Omit all images. Transcribe the rest of the material below exactly.

━━━━━━━━

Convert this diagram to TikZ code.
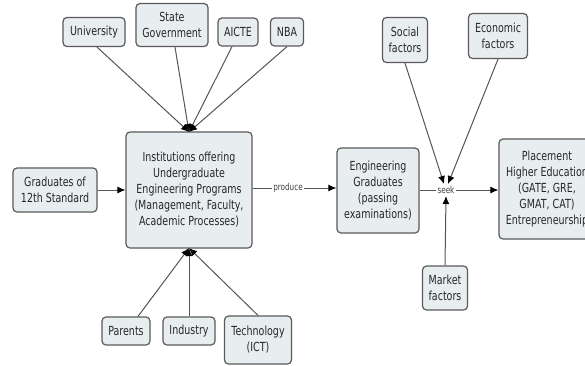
\documentclass[tikz,border=0pt]{standalone}
\usepackage{fontspec}
\usetikzlibrary{arrows.meta}
\newfontfamily\cmapf{DejaVu Sans}[FakeStretch=0.76]
\definecolor{boxfill}{HTML}{E8EEF0}
\definecolor{boxborder}{HTML}{5A5A5A}
\definecolor{linecol}{HTML}{555555}
\tikzset{
  concept/.style={draw=boxborder, fill=boxfill, rounded corners=4pt, line width=1.2pt,
    align=center, inner sep=0pt, text=black!85, font=\cmapf\fontsize{12.5}{16}\selectfont},
  linkph/.style={fill=white, inner sep=1pt, font=\cmapf\fontsize{9.5}{10}\selectfont, text=black!75},
  conn/.style={draw=linecol, line width=1pt},
  arr/.style={conn, -{Latex[length=8pt,width=7pt,color=black,fill=black]}},
}
\begin{document}
\begin{tikzpicture}[x=1pt,y=-1pt]
\useasboundingbox (0,0) rectangle (585,365);
\clip (0,0) rectangle (585,365);
\fill[white] (0,0) rectangle (585,365);

% concepts
\node[concept, minimum width=62pt, minimum height=29pt] (univ) at (94,32) {University};
\node[concept, minimum width=72pt, minimum height=43pt] (state) at (172,25) {State\\Government};
\node[concept, minimum width=40pt, minimum height=28pt] (aicte) at (238,32) {AICTE};
\node[concept, minimum width=33pt, minimum height=28pt] (nba) at (287,32) {NBA};
\node[concept, minimum width=126pt, minimum height=116pt] (inst) at (189,190)
  {Institutions offering\\Undergraduate\\Engineering Programs\\(Management, Faculty,\\Academic Processes)};
\node[concept, minimum width=84pt, minimum height=44pt] (grad) at (55,190) {Graduates of\\12th Standard};
\node[concept, minimum width=82pt, minimum height=85pt] (eng) at (378,190.5)
  {Engineering\\Graduates\\(passing\\examinations)};
\node[concept, minimum width=45pt, minimum height=45pt] (social) at (405,40) {Social\\factors};
\node[concept, minimum width=59pt, minimum height=45pt] (econ) at (498,36) {Economic\\factors};
\node[concept, minimum width=45pt, minimum height=44pt] (market) at (445,288) {Market\\factors};
\node[concept, minimum width=96pt, minimum height=100pt] (place) at (547,189)
  {Placement\\Higher Education\\(GATE, GRE,\\GMAT, CAT)\\Entrepreneurship};
\node[concept, minimum width=48pt, minimum height=28pt] (parents) at (126,331) {Parents};
\node[concept, minimum width=52pt, minimum height=28pt] (industry) at (189,331) {Industry};
\node[concept, minimum width=67pt, minimum height=48pt] (tech) at (258,340) {Technology\\(ICT)};

% linking phrases
\node[linkph] (produce) at (288,188) {produce};
\node[linkph] (seek) at (446,190) {seek};

% coordinates where arrows meet
\coordinate (topin) at (189,132);
\coordinate (botin) at (189,248);
\coordinate (seektop) at (446,184);
\coordinate (seekbot) at (446,196);

% connectors into institutions (top)
\draw[arr] ([xshift=3pt]univ.south) -- (topin);
\draw[arr] ([xshift=3pt]state.south) -- (topin);
\draw[arr] ([xshift=-6pt]aicte.south) -- (topin);
\draw[arr] (nba.south) -- (topin);
% bottom
\draw[arr] ([xshift=12pt]parents.north) -- (botin);
\draw[arr] (industry.north) -- (botin);
\draw[arr] (tech.north) -- (botin);
% left
\draw[arr] (grad) -- (inst);
% produce
\draw[conn] (inst.east |- produce) -- (produce);
\draw[arr] (produce) -- (eng.west |- produce);
% seek
\draw[conn] (eng.east |- seek) -- (seek);
\draw[arr] (seek) -- (place.west |- seek);
\draw[arr] (social.south) -- ([xshift=-2pt]seektop);
\draw[arr] (econ.south) -- ([xshift=2pt]seektop);
\draw[arr] (market.north) -- (seekbot);
\end{tikzpicture}
\end{document}
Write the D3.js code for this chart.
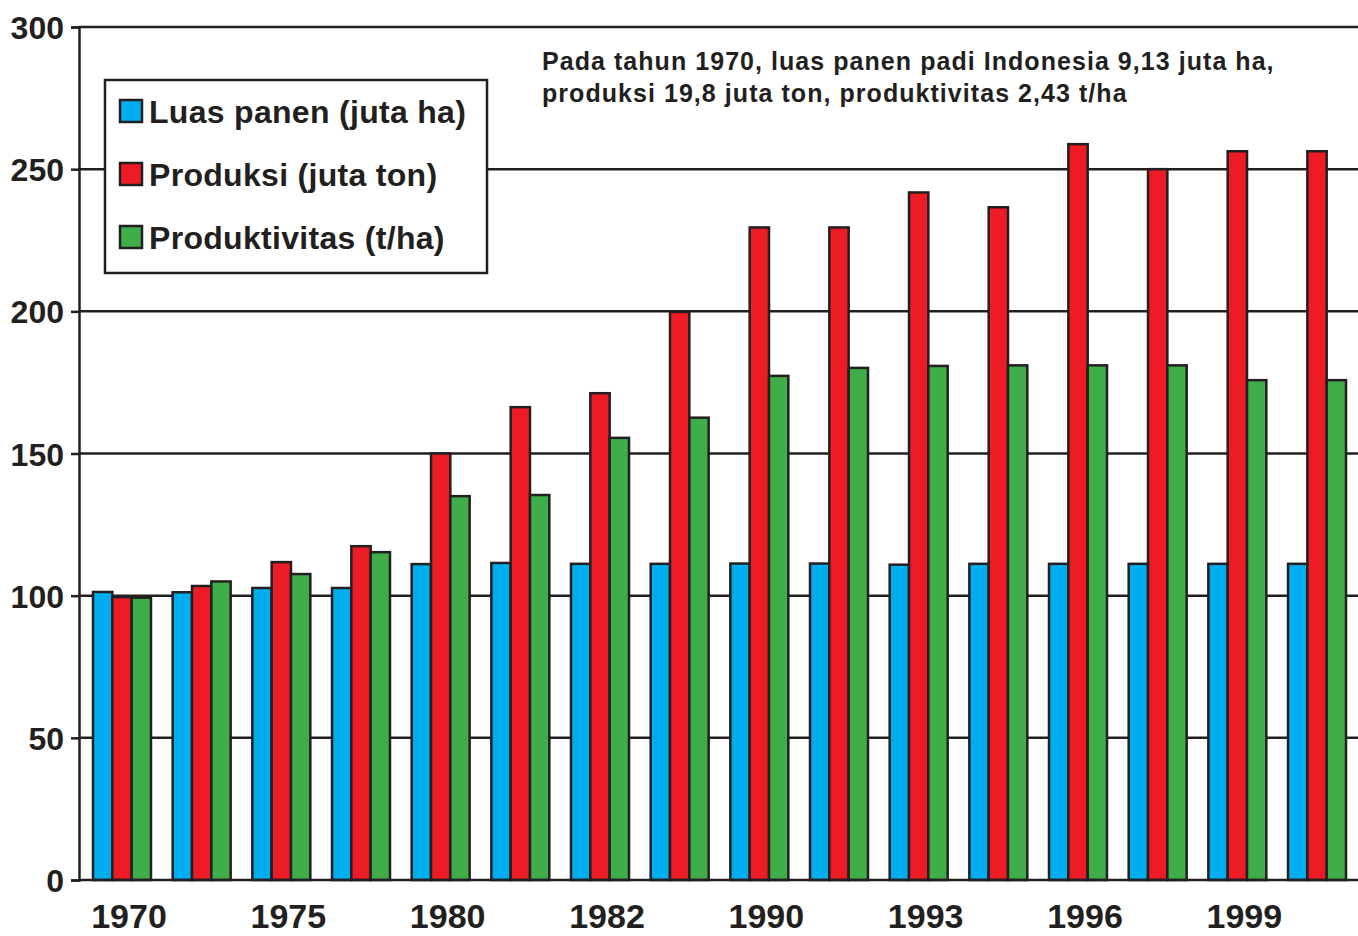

━━━━━━━━

*Worked answer*
Convert this diagram to TikZ code.
\documentclass[tikz,border=0pt]{standalone}
\usepackage{fontspec}
\usetikzlibrary{arrows.meta}
\newfontfamily\cmapf{DejaVu Sans}[FakeStretch=0.76]
\definecolor{boxfill}{HTML}{E8EEF0}
\definecolor{boxborder}{HTML}{5A5A5A}
\definecolor{linecol}{HTML}{555555}
\tikzset{
  concept/.style={draw=boxborder, fill=boxfill, rounded corners=4pt, line width=1.2pt,
    align=center, inner sep=0pt, text=black!85, font=\cmapf\fontsize{12.5}{16}\selectfont},
  linkph/.style={fill=white, inner sep=1pt, font=\cmapf\fontsize{9.5}{10}\selectfont, text=black!75},
  conn/.style={draw=linecol, line width=1pt},
  arr/.style={conn, -{Latex[length=8pt,width=7pt,color=black,fill=black]}},
}
\begin{document}
\begin{tikzpicture}[x=1pt,y=-1pt]
\useasboundingbox (0,0) rectangle (585,365);
\clip (0,0) rectangle (585,365);
\fill[white] (0,0) rectangle (585,365);

% concepts
\node[concept, minimum width=62pt, minimum height=29pt] (univ) at (94,32) {University};
\node[concept, minimum width=72pt, minimum height=43pt] (state) at (172,25) {State\\Government};
\node[concept, minimum width=40pt, minimum height=28pt] (aicte) at (238,32) {AICTE};
\node[concept, minimum width=33pt, minimum height=28pt] (nba) at (287,32) {NBA};
\node[concept, minimum width=126pt, minimum height=116pt] (inst) at (189,190)
  {Institutions offering\\Undergraduate\\Engineering Programs\\(Management, Faculty,\\Academic Processes)};
\node[concept, minimum width=84pt, minimum height=44pt] (grad) at (55,190) {Graduates of\\12th Standard};
\node[concept, minimum width=82pt, minimum height=85pt] (eng) at (378,190.5)
  {Engineering\\Graduates\\(passing\\examinations)};
\node[concept, minimum width=45pt, minimum height=45pt] (social) at (405,40) {Social\\factors};
\node[concept, minimum width=59pt, minimum height=45pt] (econ) at (498,36) {Economic\\factors};
\node[concept, minimum width=45pt, minimum height=44pt] (market) at (445,288) {Market\\factors};
\node[concept, minimum width=96pt, minimum height=100pt] (place) at (547,189)
  {Placement\\Higher Education\\(GATE, GRE,\\GMAT, CAT)\\Entrepreneurship};
\node[concept, minimum width=48pt, minimum height=28pt] (parents) at (126,331) {Parents};
\node[concept, minimum width=52pt, minimum height=28pt] (industry) at (189,331) {Industry};
\node[concept, minimum width=67pt, minimum height=48pt] (tech) at (258,340) {Technology\\(ICT)};

% linking phrases
\node[linkph] (produce) at (288,188) {produce};
\node[linkph] (seek) at (446,190) {seek};

% coordinates where arrows meet
\coordinate (topin) at (189,132);
\coordinate (botin) at (189,248);
\coordinate (seektop) at (446,184);
\coordinate (seekbot) at (446,196);

% connectors into institutions (top)
\draw[arr] ([xshift=3pt]univ.south) -- (topin);
\draw[arr] ([xshift=3pt]state.south) -- (topin);
\draw[arr] ([xshift=-6pt]aicte.south) -- (topin);
\draw[arr] (nba.south) -- (topin);
% bottom
\draw[arr] ([xshift=12pt]parents.north) -- (botin);
\draw[arr] (industry.north) -- (botin);
\draw[arr] (tech.north) -- (botin);
% left
\draw[arr] (grad) -- (inst);
% produce
\draw[conn] (inst.east |- produce) -- (produce);
\draw[arr] (produce) -- (eng.west |- produce);
% seek
\draw[conn] (eng.east |- seek) -- (seek);
\draw[arr] (seek) -- (place.west |- seek);
\draw[arr] (social.south) -- ([xshift=-2pt]seektop);
\draw[arr] (econ.south) -- ([xshift=2pt]seektop);
\draw[arr] (market.north) -- (seekbot);
\end{tikzpicture}
\end{document}
Write the D3.js code for this chart.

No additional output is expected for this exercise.